A new building industry watchdog will come into power in Queensland next month, in what has been hailed as the most significant reform to construction regulation in more than 20 years.
The Queensland Building and Construction Commission (QBCC) is designed to assist growth in the sector, which the state government believes will bring great benefits to the economy as a whole.
Tim Mander, housing and public works minister, explained that the body would replace the Building Services Authority, which has been the source of much controversy over the years.
“We have appointed people of the highest calibre to the board, people who come with extensive experience in the legal, financial and insurance sectors as well as the building and construction industry,” commented the minister.
“Board members have been selected based on their previous and current board experience, as well as their business skills and proven ability to drive reform.”
Among the duties that the QBCC has been tasked with includes the implementation of the government’s ten-point action plan, which is designed to address current regulations and help drive growth.
As one of the biggest sources of labour hire in Queensland, the government sees it as essential that the construction industry becomes more efficient and streamlined in years to come.
In addition, the body will be responsible for licensing and dispute resolution, as well as taking charge of the Home Warranty Scheme.
Contractors who carry out defective work will find their actions are investigated by the QBCC.
The new body will have a number of big tasks to face, including helping to improve builder confidence throughout Queensland.
The Master Builders’ National Survey of Building and Construction showed that even in spite of a slight uplift in confidence, people working within the sector are doubtful of a full recovery any time soon.

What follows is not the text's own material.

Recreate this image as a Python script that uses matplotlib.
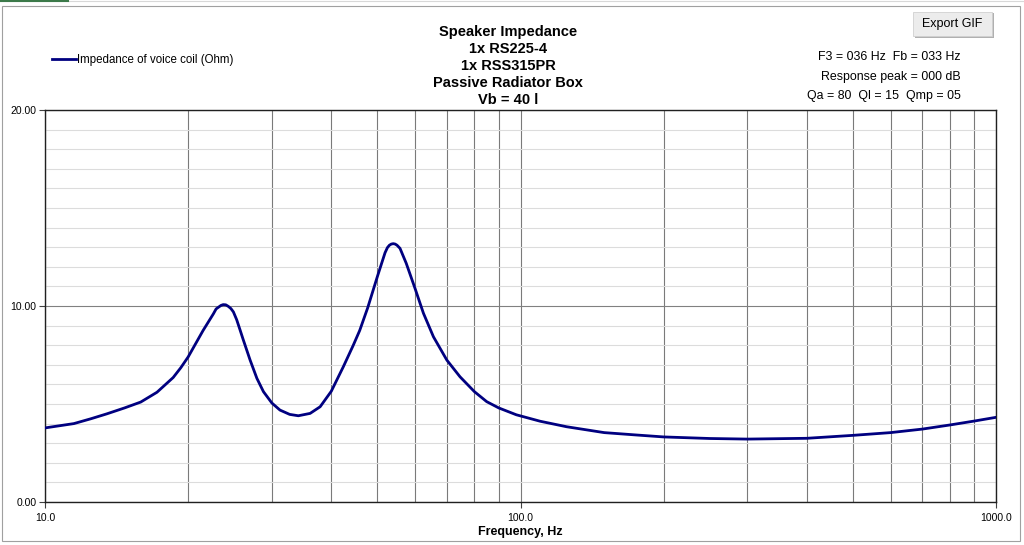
import numpy as np
import matplotlib
matplotlib.use('Agg')
import matplotlib.pyplot as plt
from matplotlib.patches import Rectangle
from matplotlib.ticker import FixedLocator, NullFormatter

plt.rcParams['font.family'] = ['Liberation Sans', 'DejaVu Sans']

# impedance curve
freq_hz = [10, 11.5, 12.5, 13.5, 14.7, 15.9, 17.2, 18.6, 19.3, 20, 21.5, 22.6, 22.9, 23.2,
           23.45, 23.7, 24.0, 24.3, 24.6, 24.9, 25.3, 25.7, 26.1, 27.0, 27.9, 28.8, 30,
           31.2, 32.7, 34.1, 36.1, 37.9, 40, 42.4, 44.5, 45.9, 47.7, 50, 51.9, 52.5, 53,
           53.5, 54, 54.5, 55, 55.8, 57.5, 60, 62.5, 65.6, 70, 74.6, 80, 84.9, 90, 98,
           110, 125, 150, 175, 200, 250, 300, 400, 500, 600, 700, 800, 900, 1000]
impedance_ohm = [3.78, 4.0, 4.25, 4.5, 4.8, 5.1, 5.6, 6.35, 6.85, 7.4, 8.75, 9.6, 9.85, 9.95,
                 10.03, 10.07, 10.06, 9.98, 9.87, 9.7, 9.3, 8.8, 8.3, 7.24, 6.31, 5.63, 5.05,
                 4.69, 4.47, 4.40, 4.52, 4.86, 5.65, 6.9, 8.0, 8.75, 9.9, 11.5, 12.72, 12.98, 13.1,
                 13.16, 13.18, 13.16, 13.1, 12.94, 12.18, 10.9, 9.63, 8.43, 7.24, 6.39, 5.63, 5.12, 4.8, 4.45,
                 4.12, 3.84, 3.54, 3.42, 3.32, 3.24, 3.21, 3.25, 3.40, 3.54, 3.72, 3.93, 4.13, 4.32]

title_lines = ['Speaker Impedance', '1x RS225-4', '1x RSS315PR', 'Passive Radiator Box', 'Vb = 40 l']
info_lines = ['F3 = 036 Hz  Fb = 033 Hz', 'Response peak = 000 dB', 'Qa = 80  Ql = 15  Qmp = 05']
series_label = 'Impedance of voice coil (Ohm)'

W, H = 1024, 545
fig = plt.figure(figsize=(W / 100, H / 100), dpi=100)
fig.patch.set_facecolor('white')

def fx(px):
    return px / W

def fy(py):
    return 1 - py / H

# chart area border and a bit of spreadsheet around it
fig.add_artist(Rectangle((fx(2), fy(541)), fx(1018), (539 - 4) / H, transform=fig.transFigure,
                         fill=False, edgecolor='#a0a0a0', lw=0.8))
fig.add_artist(plt.Line2D([0, 1], [fy(1), fy(1)], transform=fig.transFigure, color='#d8d8d8', lw=0.8))
fig.add_artist(plt.Line2D([0, fx(68)], [fy(0.7), fy(0.7)], transform=fig.transFigure, color='#3c7a4a', lw=1.5))

ax = fig.add_axes([fx(45), fy(502), fx(951), 392 / H])
ax.plot(freq_hz, impedance_ohm, color='#000080', lw=2.0, solid_capstyle='round',
        solid_joinstyle='round', zorder=5)

ax.set_xscale('log')
ax.set_xlim(10, 1000)
ax.set_ylim(0, 20)

ax.xaxis.set_major_locator(FixedLocator([10, 100, 1000]))
ax.xaxis.set_minor_locator(FixedLocator([20, 30, 40, 50, 60, 70, 80, 90,
                                         200, 300, 400, 500, 600, 700, 800, 900]))
ax.xaxis.set_minor_formatter(NullFormatter())
ax.set_xticklabels(['10.0', '100.0', '1000.0'])
ax.set_yticks([0, 10, 20])
ax.set_yticklabels(['0.00', '10.00', '20.00'])
ax.yaxis.set_minor_locator(FixedLocator(np.arange(1, 20)))

ax.grid(which='minor', axis='y', color='#dcdcdc', lw=0.8)
ax.grid(which='major', axis='y', color='#808080', lw=0.8)
ax.grid(which='both', axis='x', color='#7a7a7a', lw=0.8)
ax.tick_params(axis='both', which='major', labelsize=7.5, direction='out', length=4, width=0.8,
               color='#404040', pad=2)
ax.tick_params(axis='x', which='major', pad=4)
ax.tick_params(axis='both', which='minor', length=0)
for s in ax.spines.values():
    s.set_color('#202020')
    s.set_linewidth(1.0)

ax.set_xlabel('Frequency, Hz', fontsize=9, fontweight='bold', labelpad=2)

# title block
for i, t in enumerate(title_lines):
    fig.text(fx(508), fy(32 + 17 * i), t, ha='center', va='center', fontsize=10.5, fontweight='bold')

# info block at top right
for t, y in zip(info_lines, [57, 77, 96]):
    fig.text(fx(961), fy(y), t, ha='right', va='center', fontsize=8.9)

# legend
fig.add_artist(plt.Line2D([fx(52), fx(76)], [fy(59), fy(59)], transform=fig.transFigure,
                          color='#000080', lw=2.0))
fig.text(fx(77), fy(59.5), series_label, ha='left', va='center', fontsize=8.3)

# export button
fig.add_artist(Rectangle((fx(915), fy(38)), fx(79), 25 / H, transform=fig.transFigure,
                         facecolor='#b0b0b0', edgecolor='none'))
fig.add_artist(Rectangle((fx(913), fy(36)), fx(79), 24 / H, transform=fig.transFigure,
                         facecolor='#ececec', edgecolor='#d0d0d0', lw=0.6))
fig.text(fx(952), fy(24), 'Export GIF', ha='center', va='center', fontsize=9)

fig.savefig('out.png', dpi=100)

Chief economist at Master Builders Peter Jones explained that building approvals and housing finance have experienced slight rises, which would usually filter through to other parts of the industry.
However, people are still cautious about what the future has in store, especially as the chances of recovery seem so fragile and business conditions remain mixed.
“A pick-up in activity is not on the cards in the immediate future,” Mr Jones acknowledged, adding that the low interest rate environment still needs to gather more traction.